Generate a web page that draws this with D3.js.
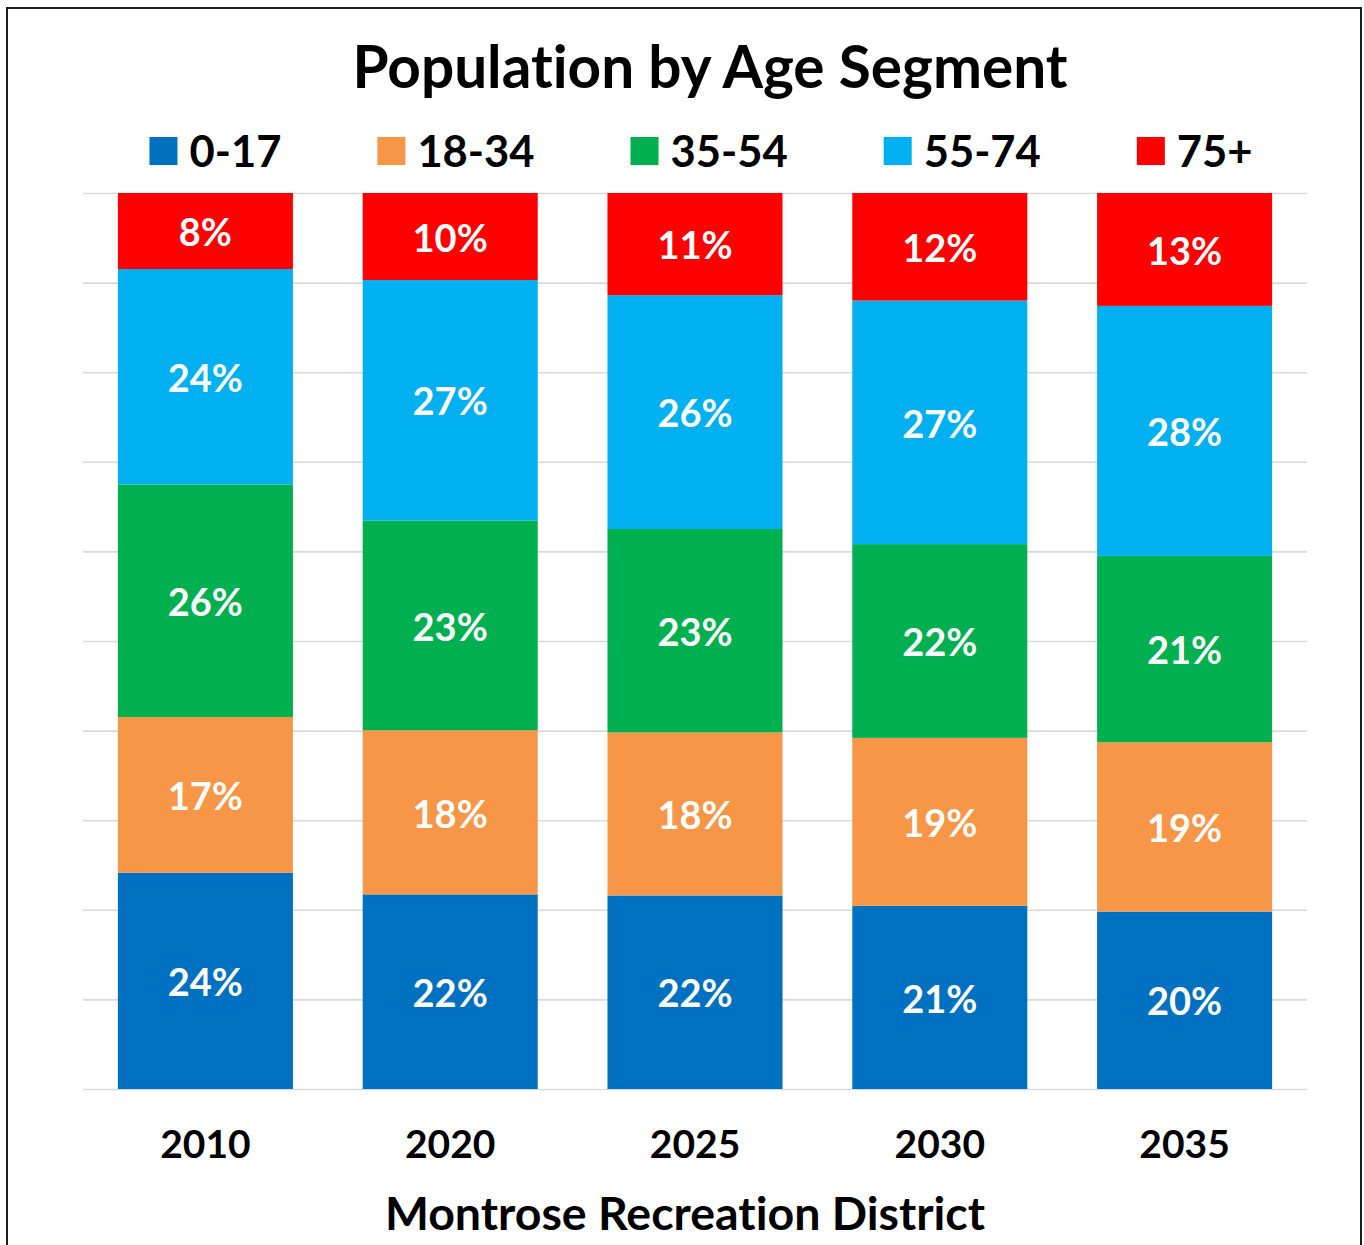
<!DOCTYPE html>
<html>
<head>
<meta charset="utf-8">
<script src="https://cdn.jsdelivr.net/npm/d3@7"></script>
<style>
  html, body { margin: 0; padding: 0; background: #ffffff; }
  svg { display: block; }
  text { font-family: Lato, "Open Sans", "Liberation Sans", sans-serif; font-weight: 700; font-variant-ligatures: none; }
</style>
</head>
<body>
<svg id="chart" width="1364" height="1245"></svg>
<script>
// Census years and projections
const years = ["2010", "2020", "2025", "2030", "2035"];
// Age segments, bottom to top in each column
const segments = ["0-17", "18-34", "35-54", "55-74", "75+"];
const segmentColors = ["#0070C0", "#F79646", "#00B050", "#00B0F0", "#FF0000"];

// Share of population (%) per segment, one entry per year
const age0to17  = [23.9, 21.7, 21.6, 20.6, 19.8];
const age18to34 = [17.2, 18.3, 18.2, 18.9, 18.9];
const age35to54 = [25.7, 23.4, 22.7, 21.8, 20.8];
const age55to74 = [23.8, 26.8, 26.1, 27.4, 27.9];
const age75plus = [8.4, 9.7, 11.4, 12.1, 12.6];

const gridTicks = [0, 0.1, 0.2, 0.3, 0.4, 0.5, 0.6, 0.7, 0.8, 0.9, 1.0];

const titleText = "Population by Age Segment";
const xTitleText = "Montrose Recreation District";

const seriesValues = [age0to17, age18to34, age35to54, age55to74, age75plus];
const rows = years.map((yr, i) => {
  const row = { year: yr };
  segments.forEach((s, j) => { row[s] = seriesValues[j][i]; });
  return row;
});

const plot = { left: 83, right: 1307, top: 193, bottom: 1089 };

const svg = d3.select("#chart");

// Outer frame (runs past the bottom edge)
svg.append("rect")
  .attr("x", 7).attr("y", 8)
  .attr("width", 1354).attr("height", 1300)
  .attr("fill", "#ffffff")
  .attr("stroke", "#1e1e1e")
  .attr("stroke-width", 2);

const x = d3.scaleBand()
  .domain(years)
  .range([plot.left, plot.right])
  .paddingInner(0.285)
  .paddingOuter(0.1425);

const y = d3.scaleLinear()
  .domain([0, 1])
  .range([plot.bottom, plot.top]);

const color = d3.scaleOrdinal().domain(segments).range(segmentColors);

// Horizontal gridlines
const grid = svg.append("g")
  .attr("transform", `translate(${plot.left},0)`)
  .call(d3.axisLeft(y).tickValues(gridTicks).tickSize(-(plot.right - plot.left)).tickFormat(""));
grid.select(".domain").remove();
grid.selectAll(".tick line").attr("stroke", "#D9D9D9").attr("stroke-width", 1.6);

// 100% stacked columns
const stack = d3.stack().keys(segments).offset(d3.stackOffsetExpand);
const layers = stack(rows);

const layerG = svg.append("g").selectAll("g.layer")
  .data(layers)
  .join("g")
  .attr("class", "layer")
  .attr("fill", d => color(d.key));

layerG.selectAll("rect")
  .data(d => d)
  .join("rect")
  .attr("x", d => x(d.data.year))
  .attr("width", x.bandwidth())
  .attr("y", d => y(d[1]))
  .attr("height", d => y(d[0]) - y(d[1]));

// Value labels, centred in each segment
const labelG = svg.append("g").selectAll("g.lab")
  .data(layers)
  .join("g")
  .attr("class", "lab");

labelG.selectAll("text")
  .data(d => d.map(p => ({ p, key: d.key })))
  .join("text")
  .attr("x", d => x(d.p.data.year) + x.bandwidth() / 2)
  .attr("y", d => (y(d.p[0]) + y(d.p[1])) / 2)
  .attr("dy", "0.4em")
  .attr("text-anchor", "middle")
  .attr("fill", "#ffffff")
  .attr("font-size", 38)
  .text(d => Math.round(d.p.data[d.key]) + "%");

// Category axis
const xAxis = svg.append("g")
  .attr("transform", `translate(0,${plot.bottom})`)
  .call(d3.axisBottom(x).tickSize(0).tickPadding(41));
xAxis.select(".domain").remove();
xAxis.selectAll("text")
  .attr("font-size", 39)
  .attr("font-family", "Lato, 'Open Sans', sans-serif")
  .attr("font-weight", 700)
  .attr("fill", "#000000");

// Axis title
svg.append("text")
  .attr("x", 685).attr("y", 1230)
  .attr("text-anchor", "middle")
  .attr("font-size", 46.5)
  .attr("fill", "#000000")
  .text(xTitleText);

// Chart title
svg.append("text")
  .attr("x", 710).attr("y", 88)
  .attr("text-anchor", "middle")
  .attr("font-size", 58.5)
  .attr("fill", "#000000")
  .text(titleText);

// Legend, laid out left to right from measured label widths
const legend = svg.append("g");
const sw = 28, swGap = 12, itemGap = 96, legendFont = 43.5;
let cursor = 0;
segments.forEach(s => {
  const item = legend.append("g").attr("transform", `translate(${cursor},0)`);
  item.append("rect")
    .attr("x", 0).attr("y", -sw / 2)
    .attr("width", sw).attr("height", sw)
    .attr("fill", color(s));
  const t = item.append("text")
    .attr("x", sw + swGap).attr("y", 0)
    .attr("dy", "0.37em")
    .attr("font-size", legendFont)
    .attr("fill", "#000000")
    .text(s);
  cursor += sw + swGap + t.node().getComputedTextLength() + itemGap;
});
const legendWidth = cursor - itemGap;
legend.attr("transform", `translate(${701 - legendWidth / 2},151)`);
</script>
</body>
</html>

____________________

◆ Your task
Retype everything in the material word for word, minus pictures.

◆ Exercise response
Generate a web page that draws this with D3.js.
<!DOCTYPE html>
<html>
<head>
<meta charset="utf-8">
<script src="https://cdn.jsdelivr.net/npm/d3@7"></script>
<style>
  html, body { margin: 0; padding: 0; background: #ffffff; }
  svg { display: block; }
  text { font-family: Lato, "Open Sans", "Liberation Sans", sans-serif; font-weight: 700; font-variant-ligatures: none; }
</style>
</head>
<body>
<svg id="chart" width="1364" height="1245"></svg>
<script>
// Census years and projections
const years = ["2010", "2020", "2025", "2030", "2035"];
// Age segments, bottom to top in each column
const segments = ["0-17", "18-34", "35-54", "55-74", "75+"];
const segmentColors = ["#0070C0", "#F79646", "#00B050", "#00B0F0", "#FF0000"];

// Share of population (%) per segment, one entry per year
const age0to17  = [23.9, 21.7, 21.6, 20.6, 19.8];
const age18to34 = [17.2, 18.3, 18.2, 18.9, 18.9];
const age35to54 = [25.7, 23.4, 22.7, 21.8, 20.8];
const age55to74 = [23.8, 26.8, 26.1, 27.4, 27.9];
const age75plus = [8.4, 9.7, 11.4, 12.1, 12.6];

const gridTicks = [0, 0.1, 0.2, 0.3, 0.4, 0.5, 0.6, 0.7, 0.8, 0.9, 1.0];

const titleText = "Population by Age Segment";
const xTitleText = "Montrose Recreation District";

const seriesValues = [age0to17, age18to34, age35to54, age55to74, age75plus];
const rows = years.map((yr, i) => {
  const row = { year: yr };
  segments.forEach((s, j) => { row[s] = seriesValues[j][i]; });
  return row;
});

const plot = { left: 83, right: 1307, top: 193, bottom: 1089 };

const svg = d3.select("#chart");

// Outer frame (runs past the bottom edge)
svg.append("rect")
  .attr("x", 7).attr("y", 8)
  .attr("width", 1354).attr("height", 1300)
  .attr("fill", "#ffffff")
  .attr("stroke", "#1e1e1e")
  .attr("stroke-width", 2);

const x = d3.scaleBand()
  .domain(years)
  .range([plot.left, plot.right])
  .paddingInner(0.285)
  .paddingOuter(0.1425);

const y = d3.scaleLinear()
  .domain([0, 1])
  .range([plot.bottom, plot.top]);

const color = d3.scaleOrdinal().domain(segments).range(segmentColors);

// Horizontal gridlines
const grid = svg.append("g")
  .attr("transform", `translate(${plot.left},0)`)
  .call(d3.axisLeft(y).tickValues(gridTicks).tickSize(-(plot.right - plot.left)).tickFormat(""));
grid.select(".domain").remove();
grid.selectAll(".tick line").attr("stroke", "#D9D9D9").attr("stroke-width", 1.6);

// 100% stacked columns
const stack = d3.stack().keys(segments).offset(d3.stackOffsetExpand);
const layers = stack(rows);

const layerG = svg.append("g").selectAll("g.layer")
  .data(layers)
  .join("g")
  .attr("class", "layer")
  .attr("fill", d => color(d.key));

layerG.selectAll("rect")
  .data(d => d)
  .join("rect")
  .attr("x", d => x(d.data.year))
  .attr("width", x.bandwidth())
  .attr("y", d => y(d[1]))
  .attr("height", d => y(d[0]) - y(d[1]));

// Value labels, centred in each segment
const labelG = svg.append("g").selectAll("g.lab")
  .data(layers)
  .join("g")
  .attr("class", "lab");

labelG.selectAll("text")
  .data(d => d.map(p => ({ p, key: d.key })))
  .join("text")
  .attr("x", d => x(d.p.data.year) + x.bandwidth() / 2)
  .attr("y", d => (y(d.p[0]) + y(d.p[1])) / 2)
  .attr("dy", "0.4em")
  .attr("text-anchor", "middle")
  .attr("fill", "#ffffff")
  .attr("font-size", 38)
  .text(d => Math.round(d.p.data[d.key]) + "%");

// Category axis
const xAxis = svg.append("g")
  .attr("transform", `translate(0,${plot.bottom})`)
  .call(d3.axisBottom(x).tickSize(0).tickPadding(41));
xAxis.select(".domain").remove();
xAxis.selectAll("text")
  .attr("font-size", 39)
  .attr("font-family", "Lato, 'Open Sans', sans-serif")
  .attr("font-weight", 700)
  .attr("fill", "#000000");

// Axis title
svg.append("text")
  .attr("x", 685).attr("y", 1230)
  .attr("text-anchor", "middle")
  .attr("font-size", 46.5)
  .attr("fill", "#000000")
  .text(xTitleText);

// Chart title
svg.append("text")
  .attr("x", 710).attr("y", 88)
  .attr("text-anchor", "middle")
  .attr("font-size", 58.5)
  .attr("fill", "#000000")
  .text(titleText);

// Legend, laid out left to right from measured label widths
const legend = svg.append("g");
const sw = 28, swGap = 12, itemGap = 96, legendFont = 43.5;
let cursor = 0;
segments.forEach(s => {
  const item = legend.append("g").attr("transform", `translate(${cursor},0)`);
  item.append("rect")
    .attr("x", 0).attr("y", -sw / 2)
    .attr("width", sw).attr("height", sw)
    .attr("fill", color(s));
  const t = item.append("text")
    .attr("x", sw + swGap).attr("y", 0)
    .attr("dy", "0.37em")
    .attr("font-size", legendFont)
    .attr("fill", "#000000")
    .text(s);
  cursor += sw + swGap + t.node().getComputedTextLength() + itemGap;
});
const legendWidth = cursor - itemGap;
legend.attr("transform", `translate(${701 - legendWidth / 2},151)`);
</script>
</body>
</html>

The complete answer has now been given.